Inheritance Tax is charged on your death at the rate of 40% based upon the value of your assets. This 40% rate is only charged on any value exceeding the Nil Rate Band, which presently stands at £325,000 (as at February 2021). The Nil Rate Band is the amount which is chargeable to Inheritance Tax (‘IHT’) at the rate of 0%. From 6 April 2017, an additional Residence Nil Rate Band applies so that less IHT may be paid when the family home is left to direct lineal descendants, such as children and grandchildren, this currently stands at £175,000.

The terms of your Will can impact the ability for your estate to claim the Residence Nil Rate Band on your death and therefore, it is important to review your Will to ensure that your estate benefits from this relief.

Will my estate benefit from the Residence Nil Rate Band?

The Residence Nil Rate Band (RNRB) can be claimed on the estate of a person who dies on or after 6 April 2017. In the case of a person that dies before that date, their surviving spouse or civil partner may be able to carry forward the deceased’s spouse/partner’s RNRB to be used when the surviving spouse/partner dies.

Your estate will benefit from the RNRB if you leave your interest in the family home to direct descendants, such as children or grandchildren and some other individuals, such as stepchildren (qualifying beneficiaries). The RNRB could help those who inherit your assets make an additional IHT saving by increasing the part of your estate that is taxed at 0% rather than 40%.

The RNRB can be claimed if all of the following apply to you: you die on or after 6 April 2017; you leave an estate valued at less than an upper limit, which is initially £2 million but is set to rise with inflation from 6 April 2021, the RNRB is tapered down for estates worth more than this; and you leave your home to qualifying beneficiaries.

It is customary that the partner’s/spouses leave their home to the surviving spouse/partner and as such, on the deaths of both individuals, there will be thus be two RNRB’s that the estate can claim.

What if I sell my home?

The RNRB will remain available where you have sold your property and downsized to a less valuable property, or even if you no longer own a property, provided that you sold your home on or after 8 July 2015 and at least part of your estate is inherited by a qualifying beneficiary.

What if I have more than one home?

The RNRB will apply to your main residency home, thus, the property where you spent the majority of your time at. However, if your executors are unsure of this, the executors must choose which property they seek to apply the RNRB to.

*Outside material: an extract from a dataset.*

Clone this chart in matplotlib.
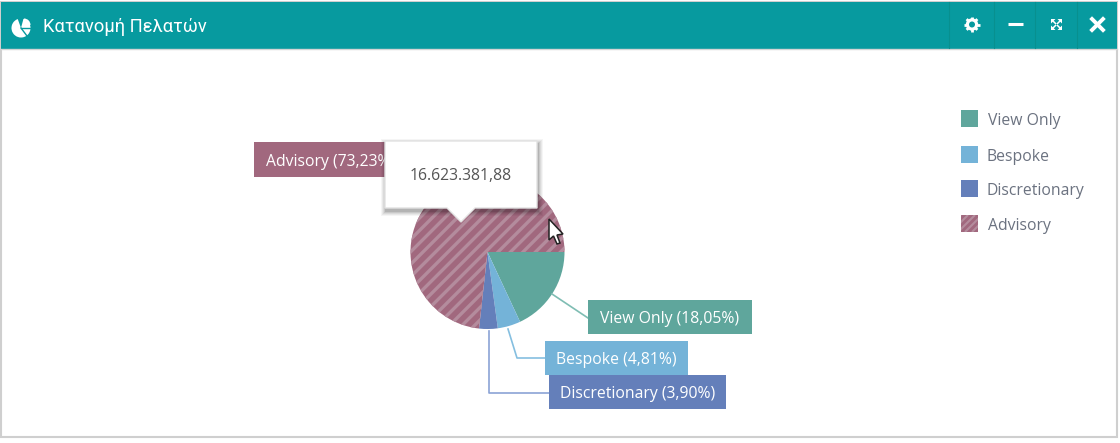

Review your Will or make one

To ensure you maximise the tax-saving effect of the RNRB we strongly recommend that you review your Will or subsequently, if you do not have a Will in place, you should seek to make one. The conditions for claiming the RNRB are complicated and you should seek expert advice to ensure that your family can benefit from the enhanced Nil Rate Band when you or your spouse/partner die.